I don’t know what, if anything, to say when I see them next. Should I carry on as if nothing has happened? My first instinct is to say something like ‘Don’t worry, you can try again” but I have a reputation for saying the wrong thing and I don’t want to cause this lovely couple any more pain.
Losing a baby to stillbirth is devastating for both parents, but also other family members. It can be difficult to know how to support loved ones through this challenging time.
Emma Wotherspoon, whose baby Molly Lola was stillborn, explains: ‘People are often afraid to talk about it for fear of upsetting that person.
‘Although this is meant with the best intention, I can guarantee that person is already upset on the inside.
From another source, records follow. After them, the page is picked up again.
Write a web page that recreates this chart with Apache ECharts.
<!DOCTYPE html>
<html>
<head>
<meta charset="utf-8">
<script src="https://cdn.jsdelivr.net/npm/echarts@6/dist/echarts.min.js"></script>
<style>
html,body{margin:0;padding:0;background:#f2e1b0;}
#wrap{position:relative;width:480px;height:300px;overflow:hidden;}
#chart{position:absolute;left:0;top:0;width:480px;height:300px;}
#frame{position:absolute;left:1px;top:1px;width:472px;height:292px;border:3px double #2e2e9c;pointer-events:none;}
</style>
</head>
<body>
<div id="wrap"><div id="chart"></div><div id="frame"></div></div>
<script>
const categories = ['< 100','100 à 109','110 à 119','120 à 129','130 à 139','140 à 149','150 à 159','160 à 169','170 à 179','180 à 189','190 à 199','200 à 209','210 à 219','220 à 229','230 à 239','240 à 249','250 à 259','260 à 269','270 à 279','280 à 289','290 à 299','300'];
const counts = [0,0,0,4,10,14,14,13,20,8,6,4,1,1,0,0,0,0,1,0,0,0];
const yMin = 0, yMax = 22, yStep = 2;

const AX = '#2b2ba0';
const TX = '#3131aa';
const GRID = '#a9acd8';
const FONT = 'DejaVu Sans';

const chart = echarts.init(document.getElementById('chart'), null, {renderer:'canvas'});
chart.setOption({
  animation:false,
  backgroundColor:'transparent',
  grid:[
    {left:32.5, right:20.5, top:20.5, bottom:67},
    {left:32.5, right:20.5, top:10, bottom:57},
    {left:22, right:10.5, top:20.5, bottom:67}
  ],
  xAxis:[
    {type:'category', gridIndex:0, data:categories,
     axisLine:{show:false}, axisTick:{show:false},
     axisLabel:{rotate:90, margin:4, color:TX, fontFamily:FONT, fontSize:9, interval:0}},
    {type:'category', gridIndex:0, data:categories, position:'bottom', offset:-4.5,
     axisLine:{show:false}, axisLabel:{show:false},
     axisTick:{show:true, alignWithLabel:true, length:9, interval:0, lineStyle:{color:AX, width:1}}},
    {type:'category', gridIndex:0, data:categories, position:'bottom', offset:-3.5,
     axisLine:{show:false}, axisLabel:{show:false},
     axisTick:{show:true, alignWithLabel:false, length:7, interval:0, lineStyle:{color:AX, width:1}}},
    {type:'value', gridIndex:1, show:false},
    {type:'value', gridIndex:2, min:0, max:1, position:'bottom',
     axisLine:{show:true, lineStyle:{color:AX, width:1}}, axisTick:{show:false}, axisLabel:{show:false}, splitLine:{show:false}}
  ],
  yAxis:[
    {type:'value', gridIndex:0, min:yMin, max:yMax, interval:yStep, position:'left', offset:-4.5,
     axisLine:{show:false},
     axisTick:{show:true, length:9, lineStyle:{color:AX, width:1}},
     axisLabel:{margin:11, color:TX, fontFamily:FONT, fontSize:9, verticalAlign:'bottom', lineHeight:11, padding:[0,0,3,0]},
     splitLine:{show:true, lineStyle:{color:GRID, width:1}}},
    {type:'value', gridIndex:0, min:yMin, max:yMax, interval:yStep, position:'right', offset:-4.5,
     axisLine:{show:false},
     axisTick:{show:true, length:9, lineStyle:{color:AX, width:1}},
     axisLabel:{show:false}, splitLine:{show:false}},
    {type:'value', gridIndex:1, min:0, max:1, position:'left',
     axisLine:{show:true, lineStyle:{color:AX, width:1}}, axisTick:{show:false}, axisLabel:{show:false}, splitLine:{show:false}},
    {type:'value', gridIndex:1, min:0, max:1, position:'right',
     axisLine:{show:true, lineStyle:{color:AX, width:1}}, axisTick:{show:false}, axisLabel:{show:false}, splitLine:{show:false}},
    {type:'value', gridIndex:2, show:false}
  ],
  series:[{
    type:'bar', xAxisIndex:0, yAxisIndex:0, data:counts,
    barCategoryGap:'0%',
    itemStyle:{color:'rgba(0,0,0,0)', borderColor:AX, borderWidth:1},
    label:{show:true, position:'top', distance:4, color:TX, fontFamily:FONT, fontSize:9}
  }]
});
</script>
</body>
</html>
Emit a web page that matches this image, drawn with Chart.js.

In fact, being able to talk about them will often have the opposite effect.” The Joanna Briggs Institute at the University of Adelaide, with the Stillbirth Foundation Australia, have developed evidence-based guidance for health providers caring for parents who have experienced stillbirth. This work can also be useful to family and friends.
Parents are often unprepared for stillbirth and experience grief, depression, and self-blame. They may feel distressed, sad, angry or even numb. Some appreciate having the opportunity to speak about how they are feeling, while others withdraw.
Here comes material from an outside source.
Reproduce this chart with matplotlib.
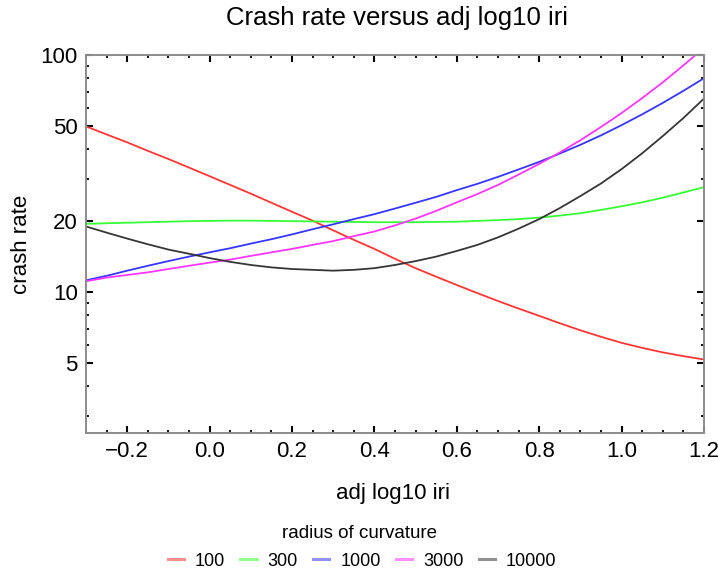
import numpy as np
import matplotlib
matplotlib.use("Agg")
import matplotlib.pyplot as plt
from matplotlib.ticker import FixedLocator, FixedFormatter

plt.rcParams["font.family"] = ["Liberation Sans", "DejaVu Sans"]

# ── Data (every 0.05) ────────────────────────────────────────────────────────
adj_log10_iri = [-0.30, -0.25, -0.20, -0.15, -0.10, -0.05, 0.00, 0.05,
                 0.10, 0.15, 0.20, 0.25, 0.30, 0.35, 0.40, 0.45,
                 0.50, 0.55, 0.60, 0.65, 0.70, 0.75, 0.80, 0.85,
                 0.90, 0.95, 1.00, 1.05, 1.10, 1.15, 1.20]

rate_r100 = [50.0, 46.2, 42.8, 39.4, 36.4, 33.5, 30.8, 28.3,
             26.0, 23.8, 21.8, 20.0, 18.2, 16.6, 15.2, 13.8,
             12.6, 11.6, 10.7, 9.89, 9.16, 8.51, 7.93, 7.38,
             6.89, 6.47, 6.10, 5.81, 5.56, 5.36, 5.19]
rate_r300 = [19.4, 19.5, 19.6, 19.7, 19.8, 19.9, 19.95, 20.0,
             20.0, 19.95, 19.9, 19.85, 19.8, 19.75, 19.7, 19.7,
             19.7, 19.75, 19.8, 19.95, 20.1, 20.3, 20.6, 21.0,
             21.5, 22.2, 23.0, 23.9, 25.0, 26.3, 27.7]
rate_r1000 = [11.2, 11.7, 12.3, 12.9, 13.5, 14.1, 14.7, 15.3,
              16.0, 16.7, 17.5, 18.4, 19.3, 20.3, 21.3, 22.5,
              23.8, 25.2, 26.9, 28.6, 30.6, 32.9, 35.4, 38.4,
              41.8, 45.8, 50.6, 56.2, 62.8, 70.6, 79.8]
rate_r3000 = [11.1, 11.5, 11.8, 12.1, 12.5, 12.9, 13.3, 13.7,
              14.2, 14.7, 15.2, 15.8, 16.4, 17.2, 18.0, 19.1,
              20.4, 22.0, 23.9, 25.9, 28.3, 31.3, 34.7, 38.8,
              43.7, 49.7, 56.9, 65.8, 76.7, 90.4, 107.2]
rate_r10000 = [18.9, 17.8, 16.8, 15.9, 15.1, 14.5, 13.9, 13.4,
               13.0, 12.7, 12.5, 12.4, 12.3, 12.4, 12.6, 13.0,
               13.5, 14.1, 14.9, 15.8, 17.0, 18.5, 20.3, 22.6,
               25.4, 28.7, 33.0, 38.5, 45.5, 54.2, 65.5]

radius_labels = ["100", "300", "1000", "3000", "10000"]
series = [rate_r100, rate_r300, rate_r1000, rate_r3000, rate_r10000]
colors = ["#ff3636", "#36ff36", "#3636ff", "#ff36ff", "#363636"]

x_ticks = [-0.2, 0.0, 0.2, 0.4, 0.6, 0.8, 1.0, 1.2]
x_ticklabels = ["\u22120.2", "0.0", "0.2", "0.4", "0.6", "0.8", "1.0", "1.2"]
y_ticks = [5, 10, 20, 50, 100]
y_ticklabels = ["5", "10", "20", "50", "100"]
y_minor = [3, 4, 6, 7, 8, 9, 30, 40, 60, 70, 80, 90]

# ── Figure ────────────────────────────────────────────────────────────────────
fig = plt.figure(figsize=(7.18, 5.73), dpi=100)
ax = fig.add_axes([0.1198, 0.2443, 0.8607, 0.6597])

handles = []
for vals, col, lab in zip(series, colors, radius_labels):
    ax.plot(adj_log10_iri, vals, color=col, lw=1.3)
    h, = ax.plot([], [], color=col, lw=2.2, alpha=0.55, label=lab)
    handles.append(h)

ax.set_yscale("log")
ax.set_xlim(-0.3, 1.2)
ax.set_ylim(2.54, 100)

ax.xaxis.set_major_locator(FixedLocator(x_ticks))
ax.xaxis.set_major_formatter(FixedFormatter(x_ticklabels))
ax.xaxis.set_minor_locator(FixedLocator(np.arange(-0.3, 1.2001, 0.05)))
ax.yaxis.set_major_locator(FixedLocator(y_ticks))
ax.yaxis.set_major_formatter(FixedFormatter(y_ticklabels))
ax.yaxis.set_minor_locator(FixedLocator(y_minor))
ax.yaxis.set_minor_formatter(FixedFormatter([""] * len(y_minor)))

for sp in ax.spines.values():
    sp.set_color("#8c8c8c")
    sp.set_linewidth(1.4)

ax.tick_params(which="both", direction="in", top=True, right=True,
               color="black", labelsize=16, pad=6)
ax.tick_params(which="major", length=5, width=1.5)
ax.tick_params(which="minor", length=2.5, width=1.3)

fig.text(397 / 718, 1 - 18 / 573, "Crash rate versus adj log10 iri",
         fontsize=18.5, ha="center", va="center")
ax.set_xlabel("adj log10 iri", fontsize=16, va="center")
ax.xaxis.set_label_coords(0.496, (433 - 493) / 378)
ax.set_ylabel("crash rate", fontsize=16, va="center")
ax.yaxis.set_label_coords((21 - 86) / 618, 0.5)

# legend: title as its own text, entries in one row below it
fig.text(360 / 718, 1 - 534 / 573, "radius of curvature",
         fontsize=13.5, ha="center", va="center")
fig.legend(handles=handles, loc="center", ncol=5,
           bbox_to_anchor=(362 / 718, 1 - 561 / 573),
           frameon=False, fontsize=13, handlelength=0.9,
           handletextpad=0.6, columnspacing=0.85,
           borderpad=0.0, borderaxespad=0.0)

fig.savefig("out.png", dpi=100)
What family and friends say and do can have a considerable impact on parents’ well-being. Be aware of the individual experience of stillbirth and pick up on cues through your knowledge of them as a person, so you can respond appropriately.
Parents need considerable emotional support both during and after the experience, so communication and interaction should be conducted with sensitivity, compassion and empathy. Understand there is no ‘normal” or ‘right or wrong” response and their feelings are natural. In some cases, one or both parents may benefit from professional support and guidance.
• Refer to their baby by name
• Don’t refer to their baby as ‘a stillborn”. He or she was a baby, who was stillborn
• Encourage parents to talk about their baby – at the time of birth and in the years that follow
• Acknowledge that although their baby is no longer with them, he or she is still their baby and a real person
• Don’t say ‘at least you fell pregnant” or ‘you can always try again” – one child does not replace another
• Resist saying you understand how they are feeling – losing a child is unlike any other loss
• Don’t say ‘time will heal” – some never heal from the loss of a child, but learn how to live with it
• It is OK to say ‘I don’t know what to say or what to do”. Acknowledging the loss is support in itself
• Realise that the parents may not be able to be around new babies, and be sensitive around special celebrations such as Mother’s/Father’s Day, and
• Acknowledge the baby at special occasions.